Conservation has limits. Less than 17% of stored surface water goes to residential. We all must face the reality that CA will no longer be a breadbasket. Which means the Central Valley economy crashes and millions leave the state. CA can't be producing meat , rice, almonds, alfalfa etc for the rest of the world. That era is ending. Managing the transition is the public policy challenge of the century...... If I owned a home or relied on job in the Central Valley I would get out if possible. Nature is taking it back ....

 

Baclava

(12,047 posts)
8. Ban all residential swimming pools in S. Cal - fill them in, bury them!
Fri Mar 20, 2015, 01:06 PM
Mar 2015

Per-capita urban water use

Water wasters are not found only in Southern California. Up and down the state, per-capita water use is lower along the coast and dramatically higher inland. This is directly related to climate differences. Inland residents may see this as a justification for higher water consumption, but it should be remembered that for many people, living in warmer, drier inland zones is a deliberate choice.

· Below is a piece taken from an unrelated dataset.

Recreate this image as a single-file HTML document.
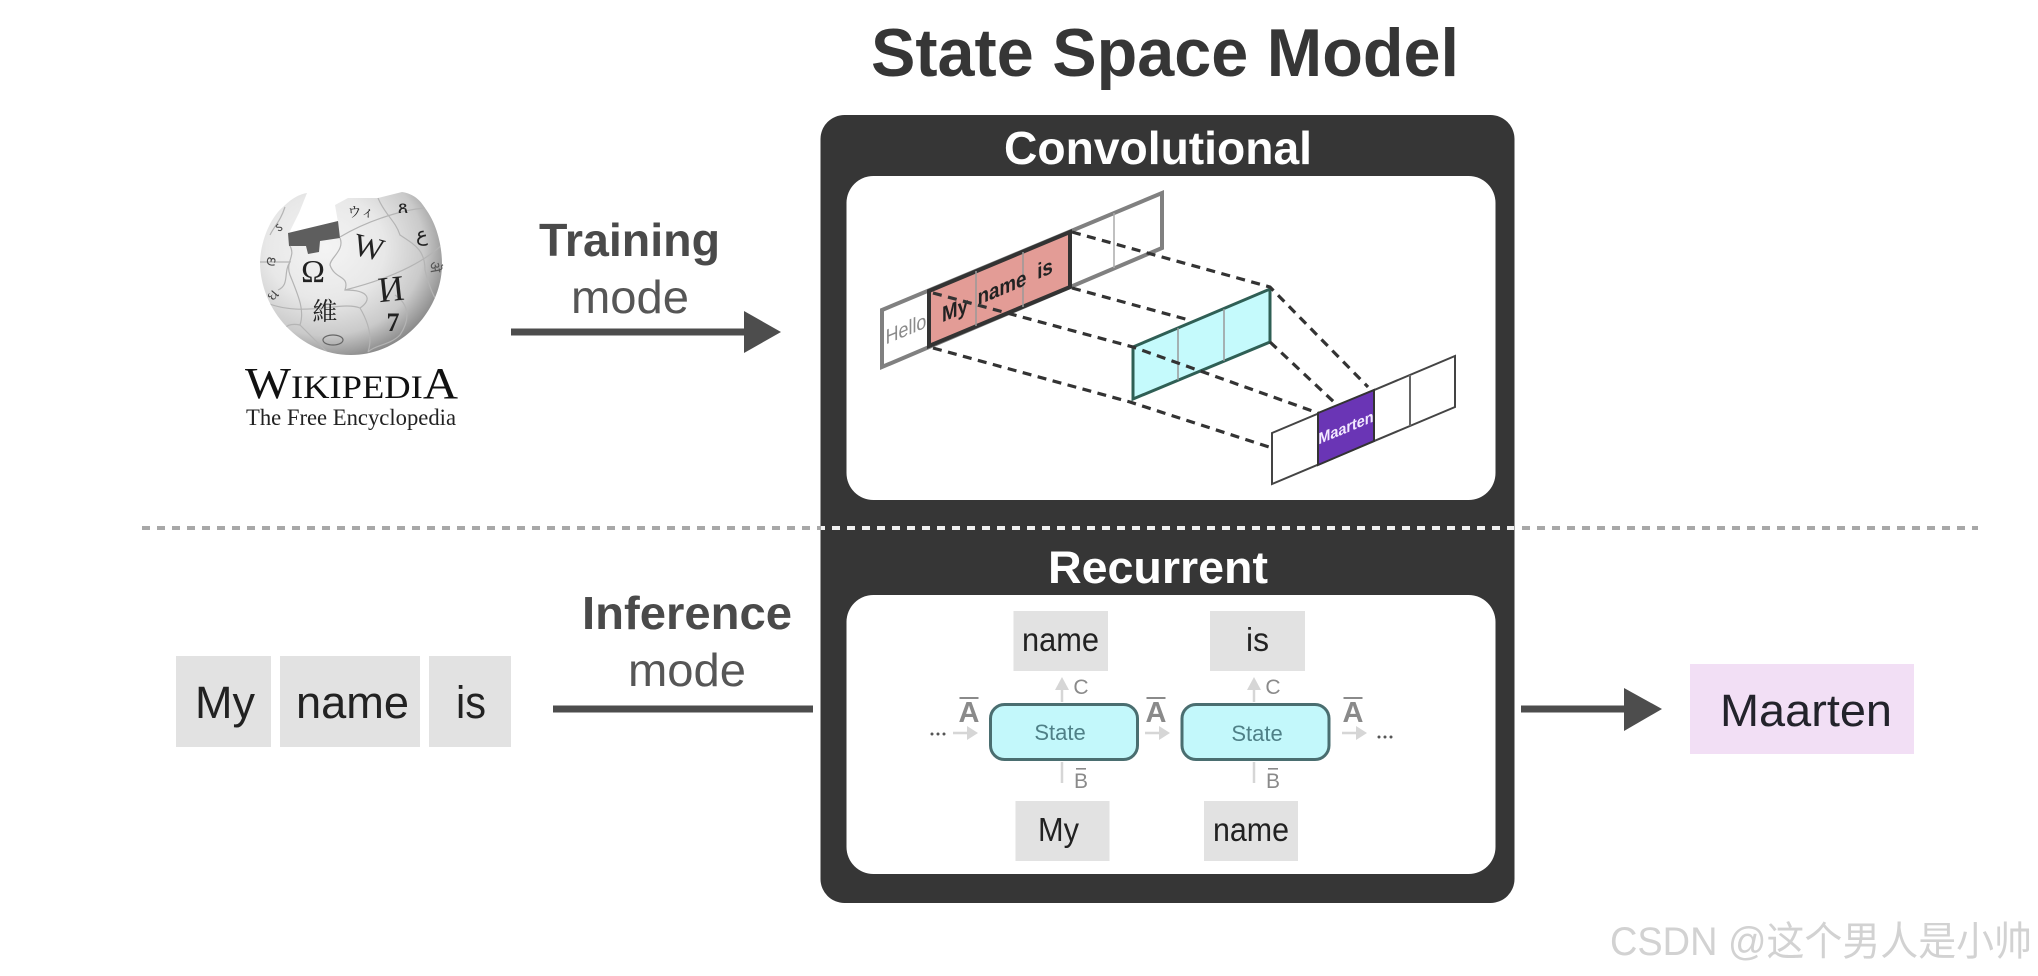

Living on large properties and cultivating water-needy landscaping are yet further choices. These are based partly on culture and habit - the suburban California vision of emerald-green lawns and swimming pools epitomizing the good life that was cultivated and sold to us in the early 1900s.

It is time we stop chasing that outdated mirage. In other parts of the West, the transformation is well under way. New Mexico has reduced residential water consumption to 107 gallons per capita per day (gpcd) according to 2005 data from the U.S. Geological Survey. That achievement - in a state that receives 33% less precipitation than California - puts us to shame with our statewide average of 124 gpcd! By USGS calculations, overall 2005 U.S. average residential water consumption was 98 gpcd.

http://www.sanfranciscobay.sierraclub.org/yodeler/html/2010/05/article5.htm

Brother Buzz

(36,364 posts)
17. Most urban golf courses in California use reclaimed water
Fri Mar 20, 2015, 07:56 PM
Mar 2015

They saw the writing on the wall years ago and made large investments installing pipes, and signed long term contracts with municipal water treatment plants. Win, win.

Xithras

(16,191 posts)
15. The Central Valley is a "man made" desert, the same way the Owens Valley is
Fri Mar 20, 2015, 07:47 PM
Mar 2015

In other words, it doesn't get a massive amount of wet rainfall, but it was originally a very wet place. Rivers and streams from the surrounding mountain ranges once ran across it, turning it into a several hundred mile long chain of lakes, meadows and marshlands. It's only a "desert" because people dammed up the rivers and redirected the water elsewhere.

And that's why I'll never be onboard with the proposals to end Central Valley farming. Fundamentally, these proposals are saying that humans should simply complete the job and strip the Valley of what water it has left. It's saying that the urban areas should have a greater claim on the water than the areas it naturally nourished. Screw that thought. Screw that thought violently, if necessary. What the Central Valley needs is not LESS WATER, but MORE WATER and LESS AGRICULTURE. We need to end the coasts reliance on Sierra water and launch a major effort to restore the riparian forests that once crossed the Valley. We need to re-flood the marshes, let the rivers flow again, and fill Lake Tulare.

While our excessive human population means that the Valley can never be fully restored to its original beauty, we CAN put some of the water back where it belongs and strike a better balance between man and nature.

As for the coasts? They can desalinate. It's more expensive, but they need to suck it up and accept that it's the price they'll pay for living along the most beautiful shorelines in America. It is unacceptable for the coastal cities to continue to destroy our inland ecosystems for their own economic benefit.